A Dad’s Guide to Building A Business And What Actually Matters
- Heavy Days
- Apr 17
- 3 min read
When Time Is Limited, Clarity Becomes Everything...
A slightly more personal one this week- on building a business when life doesn’t give you extra hours.
Building a business is often framed as a simple equation: more hours equals more success. But that narrative breaks down quickly when life is already full. As a father of three and a devoted husband, there isn’t a surplus of time waiting to be claimed… no quiet, endless evenings to pour into a side hustle, no luxury of single-minded focus. What there is, instead, is constraint. And strangely, that constraint becomes the advantage.
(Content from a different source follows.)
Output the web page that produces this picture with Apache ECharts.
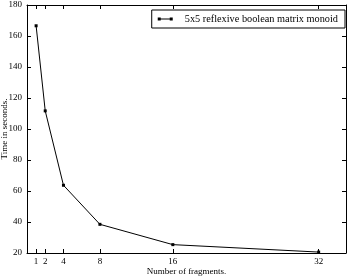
<!DOCTYPE html>
<html>
<head>
<meta charset="utf-8">
<script src="https://cdn.jsdelivr.net/npm/echarts@6/dist/echarts.min.js"></script>
<style>
  html, body { margin: 0; padding: 0; background: #fff; }
  #chart { width: 353px; height: 277px; }
</style>
</head>
<body>
<div id="chart"></div>
<script>
// data
var fragments = [1, 2, 4, 8, 16, 32];
var seconds = [166.6, 111.7, 63.7, 38.5, 25.4, 20.6];
var xTicks = [1, 2, 4, 8, 16, 32];
var seriesName = '5x5 reflexive boolean matrix monoid';

var points = fragments.map(function (f, i) { return [f, seconds[i]]; });
var font = 'Liberation Serif';

var chart = echarts.init(document.getElementById('chart'));
chart.setOption({
  animation: false,
  textStyle: { fontFamily: font },
  grid: { left: 27, right: 7, top: 5, bottom: 24, outerBoundsMode: 'none' },
  legend: {
    right: 8,
    top: 10,
    padding: [4, 7, 4, 6],
    borderColor: '#000',
    borderWidth: 1,
    itemWidth: 15,
    itemHeight: 4,
    icon: 'path://M0,1.6 H15 V2.4 H0 Z M0,0.5 h3 v3 h-3 Z M12,0.5 h3 v3 h-3 Z',
    textStyle: { fontFamily: font, fontSize: 10.3, color: '#000', padding: [0, 0, 0, 7] },
    data: [seriesName]
  },
  xAxis: [{
    type: 'value',
    min: 0,
    max: 35,
    name: 'Number of fragments.',
    nameLocation: 'middle',
    nameGap: 14,
    nameMoveOverlap: false,
    nameTextStyle: { fontFamily: font, fontSize: 9, color: '#000' },
    axisLine: { onZero: false, lineStyle: { color: '#000', width: 1 } },
    axisTick: { inside: true, length: 4, customValues: xTicks, lineStyle: { color: '#000' } },
    axisLabel: { customValues: xTicks, fontFamily: font, fontSize: 9, color: '#000', margin: 4 },
    splitLine: { show: false }
  }, {
    type: 'value',
    position: 'top',
    min: 0,
    max: 35,
    axisLine: { onZero: false, lineStyle: { color: '#000', width: 1 } },
    axisTick: { inside: true, length: 4, customValues: xTicks, lineStyle: { color: '#000' } },
    axisLabel: { show: false },
    splitLine: { show: false }
  }],
  yAxis: [{
    type: 'value',
    min: 20,
    max: 180,
    interval: 20,
    name: 'Time in seconds.',
    nameLocation: 'middle',
    nameGap: 18,
    nameMoveOverlap: false,
    nameTextStyle: { fontFamily: font, fontSize: 9, color: '#000' },
    axisLine: { show: true, onZero: false, lineStyle: { color: '#000', width: 1 } },
    axisTick: { show: true, inside: true, length: 4, lineStyle: { color: '#000' } },
    axisLabel: { fontFamily: font, fontSize: 9, color: '#000', margin: 5 },
    splitLine: { show: false }
  }, {
    type: 'value',
    position: 'right',
    min: 20,
    max: 180,
    interval: 20,
    axisLine: { show: true, onZero: false, lineStyle: { color: '#000', width: 1 } },
    axisTick: { show: true, inside: true, length: 4, lineStyle: { color: '#000' } },
    axisLabel: { show: false },
    splitLine: { show: false }
  }],
  series: [{
    name: seriesName,
    type: 'line',
    data: points,
    symbol: 'rect',
    symbolSize: 3,
    itemStyle: { color: '#000' },
    lineStyle: { color: '#000', width: 1 }
  }]
});
</script>
</body>
</html>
I didn’t build my business by stretching my days thinner. I built it by getting honest. Honest about what I actually wanted- not just in business, but in life. There’s a moment that comes when you realise you can’t do everything well. You can be busy in ten directions, or you can be effective in a few that truly matter. That clarity doesn’t come easily. It often arrives after burnout, after frustration, after trying to keep up with a version of success that was never designed for your reality.
Share
For me, the shift was simple but uncomfortable: I started cutting. Not recklessly, not impulsively but deliberately. Projects that didn’t align with my long-term vision, gone. Opportunities that looked good on paper but didn’t serve my family or my growth, declined. Even habits that filled time without building anything meaningful had to be questioned. It wasn’t about doing less for the sake of it. It was about making space for what actually moves the needle- professionally, personally and emotionally.
This is where compromise enters the picture and not in the way people usually think. Compromise isn’t always about settling. Sometimes it’s about prioritising. You might not be able to attend every event, take every call or chase every opportunity. But you can choose the ones that align with the life you’re trying to build. Being present with your family might mean turning down late-night work. Growing your business might mean waking up earlier or using small pockets of time more intentionally. It’s a constant negotiation but one guided by purpose rather than pressure.
What becomes clear over time is that growth isn’t one-dimensional. A business can thrive while the person behind it quietly burns out and that’s not success, it’s imbalance. Real progress is holistic. It shows up in how you think, how you manage your time, how you show up for the people around you and how you handle setbacks. When you focus only on output, you miss the deeper work: becoming the kind of person who can sustain success.
That’s the real shift- understanding that your business doesn’t just grow because you work harder. It grows because you grow. When you become more disciplined, more focused, more intentional, your work reflects that. When you build better habits, your decisions improve. When you learn to say no without guilt, your yes becomes more powerful.
There’s also a quiet confidence that comes with this approach. You stop chasing everything because you know what matters. You stop comparing your pace to others because your path is different by design. And instead of feeling stretched thin, you start to feel aligned. There’s still hard work, still long days, still moments of doubt but they’re anchored in something real.
In the end, building a business as a father and husband isn’t about finding more time. It’s about using the time you have with intention. It’s about recognising that every hour carries weight and choosing to invest it in what truly counts.
Perhaps most importantly, it’s about understanding that success isn’t just what you build- it’s who you become in the process.
And on the heavy days… when time feels tight and everything feels stretched…remember: this isn’t about doing everything, it’s about not giving up on what matters most.